- Bitcoin’s network hashrate declined 4% through mid-December 2025, marking the biggest drop since April 2024.
- Historical data shows that periods of falling hashrate often precede positive Bitcoin Price returns.
- Electricity breakeven prices for a popular mining rig have fallen nearly 36%, reflecting challenging conditions for miners.
- Shutdowns of mining capacity in China contributed significantly to the recent hashrate decline.
- At least 13 countries, including Russia, France, and Japan, continue to support Bitcoin mining activities.
In the month leading up to December 15, 2025, Bitcoin’s network hashrate fell by 4%, the largest drop since April 2024. According to analysts Matt Sigel and Patrick Bush from VanEck, this decline may signal potential price gains for Bitcoin in forthcoming months. The hashrate measures the total computing power used for cryptocurrency mining.

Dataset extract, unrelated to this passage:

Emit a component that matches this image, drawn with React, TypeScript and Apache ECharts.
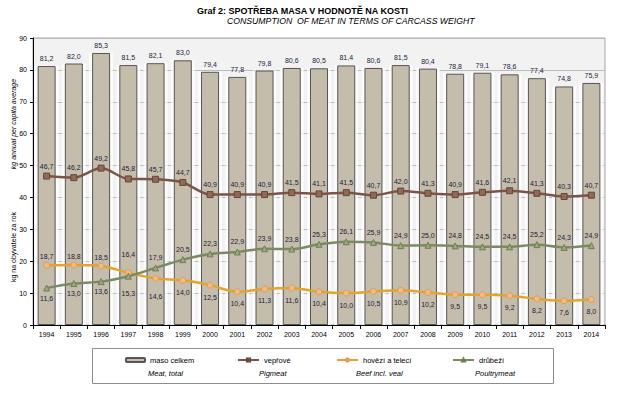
import React, { useEffect, useRef } from "react";
import * as echarts from "echarts";

const years = ["1994","1995","1996","1997","1998","1999","2000","2001","2002","2003","2004","2005","2006","2007","2008","2009","2010","2011","2012","2013","2014"];
const total = [81.2,82.0,85.3,81.5,82.1,83.0,79.4,77.8,79.8,80.6,80.5,81.4,80.6,81.5,80.4,78.8,79.1,78.6,77.4,74.8,75.9];
const pork = [46.7,46.2,49.2,45.8,45.7,44.7,40.9,40.9,40.9,41.5,41.1,41.5,40.7,42.0,41.3,40.9,41.6,42.1,41.3,40.3,40.7];
const beef = [18.7,18.8,18.5,16.4,14.6,14.0,12.5,10.4,11.3,11.6,10.4,10.0,10.5,10.9,10.2,9.5,9.5,9.2,8.2,7.6,8.0];
const poultry = [11.6,13.0,13.6,15.3,17.9,20.5,22.3,22.9,23.9,23.8,25.3,26.1,25.9,24.9,25.0,24.8,24.5,24.5,25.2,24.3,24.9];

const namesCz = ["maso celkem", "vepřové", "hovězí a telecí", "drůbeží"];
const namesEn = ["Meat, total", "Pigmeat", "Beef incl. veal", "Poultrymeat"];
const yTicks = { min: 0, max: 90, interval: 10 };

const FONT = "'Liberation Sans', Arial, sans-serif";
const LABEL_COLOR = "#1c1c3a";
const fmt = (v: number) => v.toFixed(1).replace(".", ",");

export default function App() {
  const ref = useRef<HTMLDivElement>(null);
  useEffect(() => {
    document.body.style.margin = "0";
    const chart = echarts.init(ref.current!, null, { renderer: "svg" });
    const baseLabel = { show: true, fontSize: 7, color: LABEL_COLOR, fontFamily: FONT, formatter: (p: any) => fmt(p.value) };
    const beefData = beef.map((v, i) => ({
      value: v,
      label: { position: i < 4 ? "top" : "bottom", distance: i === 3 || i === 4 ? 11 : i < 4 ? 2 : 5 },
    }));
    const poultryData = poultry.map((v, i) => ({
      value: v,
      label: { position: i < 4 ? "bottom" : "top", distance: i === 3 ? 10 : 3 },
    }));
    const legendX = [125, 237, 336, 452];
    const enX = [148, 259, 356, 475];
    chart.setOption({
      animation: false,
      backgroundColor: "#ffffff",
      textStyle: { fontFamily: FONT },
      title: [
        { text: "Graf 2: SPOTŘEBA MASA V HODNOTĚ NA KOSTI", left: 197, top: 6, padding: 0,
          textStyle: { fontSize: 9, fontWeight: "bold", color: "#000", fontFamily: FONT } },
        { text: "CONSUMPTION  OF MEAT IN TERMS OF CARCASS WEIGHT", left: 227, top: 16, padding: 0,
          textStyle: { fontSize: 8.7, fontWeight: "normal", fontStyle: "italic", color: "#000", fontFamily: FONT } },
      ],
      legend: namesCz.map((n, i) => ({
        data: [n], left: legendX[i], top: 356, padding: 0,
        itemWidth: i === 0 ? 19 : 21, itemHeight: 4,
        selectedMode: false,
        textStyle: { fontSize: 7.5, color: "#000", fontFamily: FONT },
      })),
      graphic: [
        { type: "rect", left: 92, top: 348, shape: { width: 461, height: 35 }, style: { fill: "#fff", stroke: "#8c8c8c", lineWidth: 1 }, z: -1 },
        ...namesEn.map((t, i) => ({
          type: "text", x: enX[i], y: 373,
          style: { text: t, fontSize: 7.5, fontStyle: "italic", fill: "#000", fontFamily: FONT, verticalAlign: "middle" },
        })),
        { type: "text", x: 13, y: 124, rotation: Math.PI / 2,
          style: { text: "kg annual per capita average", fontSize: 7, fontStyle: "italic", fill: "#000", fontFamily: FONT, align: "center", verticalAlign: "middle" } },
        { type: "text", x: 13, y: 247, rotation: Math.PI / 2,
          style: { text: "kg na obyvatele za rok", fontSize: 7, fill: "#000", fontFamily: FONT, align: "center", verticalAlign: "middle" } },
      ],
      grid: { left: 33, right: 26, top: 38, bottom: 82, show: true, backgroundColor: "#f2f2f2", borderColor: "#a6a6a6", borderWidth: 1 },
      xAxis: [
        {
          type: "category", data: years, boundaryGap: true,
          axisLine: { lineStyle: { color: "#000", width: 1 } },
          axisTick: { show: true, length: 4, lineStyle: { color: "#000" } },
          axisLabel: { fontSize: 7, color: "#000", margin: 6, fontFamily: FONT },
        },
        { type: "category", data: years, boundaryGap: true, show: false },
      ],
      yAxis: {
        type: "value", min: yTicks.min, max: yTicks.max, interval: yTicks.interval,
        axisLine: { show: true, lineStyle: { color: "#000", width: 1 } },
        axisTick: { show: true, length: 3, lineStyle: { color: "#000" } },
        axisLabel: { fontSize: 7, color: "#000", margin: 6, fontFamily: FONT },
        splitLine: { show: true, lineStyle: { color: "#bcbcbc", width: 1 } },
      },
      series: [
        {
          name: "stín", type: "bar", data: total, xAxisIndex: 1, barWidth: "88%",
          itemStyle: { color: "rgba(255,255,255,0.75)" },
          silent: true, z: 0,
        },
        {
          name: namesCz[0], type: "bar", data: total, barWidth: 18,
          itemStyle: { color: "#c5bdab", borderColor: "#555", borderWidth: 1 },
          label: { ...baseLabel, position: "top", distance: 4 },
          z: 1,
        },
        {
          name: namesCz[1], type: "line", data: pork, smooth: 0.3,
          symbol: "rect", symbolSize: 6,
          lineStyle: { color: "#7a5444", width: 2.5 },
          itemStyle: { color: "#8d6a5c", borderColor: "#6b4535", borderWidth: 1 },
          label: { ...baseLabel, position: "top", distance: 3 },
          z: 3,
        },
        {
          name: namesCz[2], type: "line", data: beefData, smooth: 0.3,
          symbol: "circle", symbolSize: 6,
          lineStyle: { color: "#e2a42c", width: 2.5 },
          itemStyle: { color: "#f2b98c", borderColor: "#e39a50", borderWidth: 1 },
          label: { ...baseLabel },
          z: 3,
        },
        {
          name: namesCz[3], type: "line", data: poultryData, smooth: 0.3,
          symbol: "triangle", symbolSize: 6,
          lineStyle: { color: "#7b8a62", width: 2.5 },
          itemStyle: { color: "#9aaa80", borderColor: "#6e7e56", borderWidth: 1 },
          label: { ...baseLabel },
          z: 3,
        },
      ],
    });
    return () => chart.dispose();
  }, []);
  return <div ref={ref} style={{ position: "absolute", left: 0, top: 0, width: 631, height: 407 }} />;
}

From historical patterns since 2014, Bitcoin’s 90-day forward returns were positive 65% of the time following a 30-day hashrate decline. This compares with a 54% positive return rate when hashrate increased, as detailed in their report. Extending the view, 77% of cases saw positive 180-day Bitcoin returns after 90 days of negative hashrate growth, with an average gain of 72%, surpassing the 61% positive return rate for periods of rising hashrate.
Bitcoin’s price stood around $88,400, down nearly 30% from the October 6, 2025, all-time high of approximately $126,000, according to CoinGecko data.
The cost to mine Bitcoin has become more challenging. For instance, the electricity breakeven price for a 2022-era Bitmain S19 XP mining rig dropped by nearly 36%, falling from 12 cents to 7.7 cents per kilowatt-hour by mid-December 2025. This highlights the tough market conditions for miners, according to Sigel and Bush. They connected the hashrate decrease partly to the recent shutdown of roughly 1.3 gigawatts of mining capacity in China.
Much of this power capacity might be repurposed to meet rising demand from Artificial Intelligence technologies, a shift the analysts estimate could account for a 10% reduction in Bitcoin’s hashrate.
While some regions reduce mining activity, several nations continue to support Bitcoin mining. VanEck analysts estimate that at least 13 countries promote mining operations, including Russia, France, Bhutan, Iran, El salvador, the UAE, Oman, Ethiopia, Argentina, Kenya, and, more recently, Japan. This ongoing official support helps sustain portions of the global Bitcoin mining industry.